General Johnston sought that “proudest victory” over Maj. Gen. Ulysses S. Grant’s Army of the Tennessee at Shiloh on April 6, 1862. Governor Johnson, ousted from his own state but still legitimately recognized as the Bluegrass State’s leader by the Confederacy, rode into that battle as an aide to Brig. Gen. John C. Breckinridge. He followed the First Kentucky Brigade throughout the fighting that day and volunteered his services to brigade commander Col. Robert P. Trabue. In the battle, Johnson’s horse was shot from under him. Despite his age–he was 50 years old–and a “withered arm,” Johnson refused another horse and fell into the ranks of Company E, 4th Kentucky Infantry. That night, they officially mustered him in as a private. “They are my friends and relatives,” Johnson said, and he would do battle with them.

Alexander McCook

On Shiloh’s second day, Johnson was not as lucky as the first day. While a near miss hit his horse then, this time he was struck twice, once in the abdomen and by another ball in the right thigh. In their hasty withdrawal, his newfound Kentucky comrades left Johnson on the battlefield. He did not receive attention until April 8, when a fellow Mason, Union Maj. Gen. Alexander McCook, recognized Johnson from their time together at the Democratic convention in Charleston, South Carolina, in 1860. Federal troops transported the wounded governor to the hospital ship Hannibal.

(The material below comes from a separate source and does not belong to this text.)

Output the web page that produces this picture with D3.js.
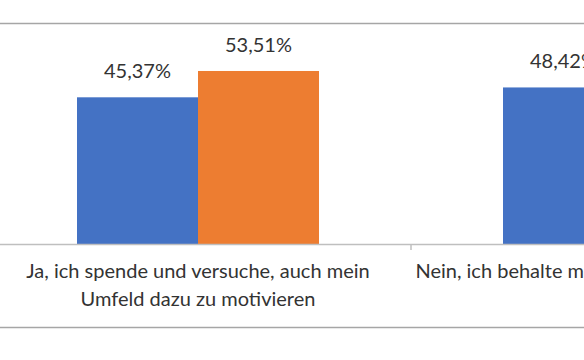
<!DOCTYPE html>
<html><head><meta charset="utf-8">
<script src="https://cdn.jsdelivr.net/npm/d3@7"></script>
<style>html,body{margin:0;padding:0;background:#fff;overflow:hidden}</style>
</head><body>
<svg id="c" width="584" height="360"></svg>
<script>
const categories = [
  ["Ja, ich spende und versuche, auch mein", "Umfeld dazu zu motivieren"],
  ["Nein, ich behalte mein Geld lieber für mich, weil"]
];
const seriesNames = ["Serie 1", "Serie 2"];
const series1 = [45.37, 48.42];
const series2 = [53.51, 46.12];
const colors = ["#4472C4", "#ED7D31"];

const svg = d3.select("#c");
const font = "Lato, 'Open Sans', sans-serif";
const txt = "#333333";

// chart border (cropped)
svg.append("rect").attr("x", -10).attr("y", 23.5).attr("width", 610).attr("height", 304)
  .attr("fill", "none").attr("stroke", "#a6a6a6").attr("stroke-width", 1.5);

const x0 = d3.scaleBand().domain(d3.range(categories.length)).range([-15, 837]).paddingInner(0).paddingOuter(0);
const groupW = 242;
const x1 = d3.scaleBand().domain([0, 1]).range([0, groupW]);
const y = d3.scaleLinear().domain([0, 60]).range([244, 50]);

const data = categories.map((c, i) => ({ i, vals: [series1[i], series2[i]] }));

const g = svg.selectAll("g.cat").data(data).join("g")
  .attr("transform", d => `translate(${x0(d.i) + (x0.bandwidth() - groupW) / 2},0)`);

g.selectAll("rect").data(d => d.vals.map((v, k) => ({ v, k }))).join("rect")
  .attr("x", d => x1(d.k)).attr("width", x1.bandwidth())
  .attr("y", d => y(d.v)).attr("height", d => y(0) - y(d.v))
  .attr("fill", d => colors[d.k]);

g.selectAll("text.lbl").data(d => d.vals.map((v, k) => ({ v, k }))).join("text")
  .attr("class", "lbl")
  .attr("x", d => x1(d.k) + x1.bandwidth() / 2)
  .attr("y", d => y(d.v) - 19)
  .attr("text-anchor", "middle")
  .attr("font-family", font).attr("font-size", 20).attr("fill", txt)
  .text(d => d.v.toFixed(2).replace(".", ",") + "%");

// axis
const axis = d3.axisBottom(x0).tickSize(0).tickFormat("");
const ax = svg.append("g").attr("transform", "translate(0,244)").call(axis);
ax.select(".domain").attr("stroke", "#bfbfbf").attr("stroke-width", 1.5);
ax.selectAll(".sep").data(d3.range(1, categories.length)).join("line")
  .attr("x1", d => x0(d)).attr("x2", d => x0(d)).attr("y1", 0).attr("y2", 6)
  .attr("stroke", "#bfbfbf").attr("stroke-width", 1.5);

// category labels
categories.forEach((lines, i) => {
  const t = svg.append("text").attr("text-anchor", "middle")
    .attr("font-family", font).attr("font-size", 20).attr("fill", txt);
  lines.forEach((l, j) => t.append("tspan")
    .attr("x", x0(i) + x0.bandwidth() / 2).attr("y", 278 + j * 28).text(l));
});
</script>
</body></html>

The work of Federal surgeons could not save Johnson’s life however. He died the next day, April 9. Some of his last words were a justification at his participation in the war: “I wanted personal honor and political liberty and constitutional state government, and for these I drew the sword.”

Though his government was exiled, George W. Johnson is the only Confederate governor to be felled in battle. His dreams of a Confederate Kentucky ultimately never came true.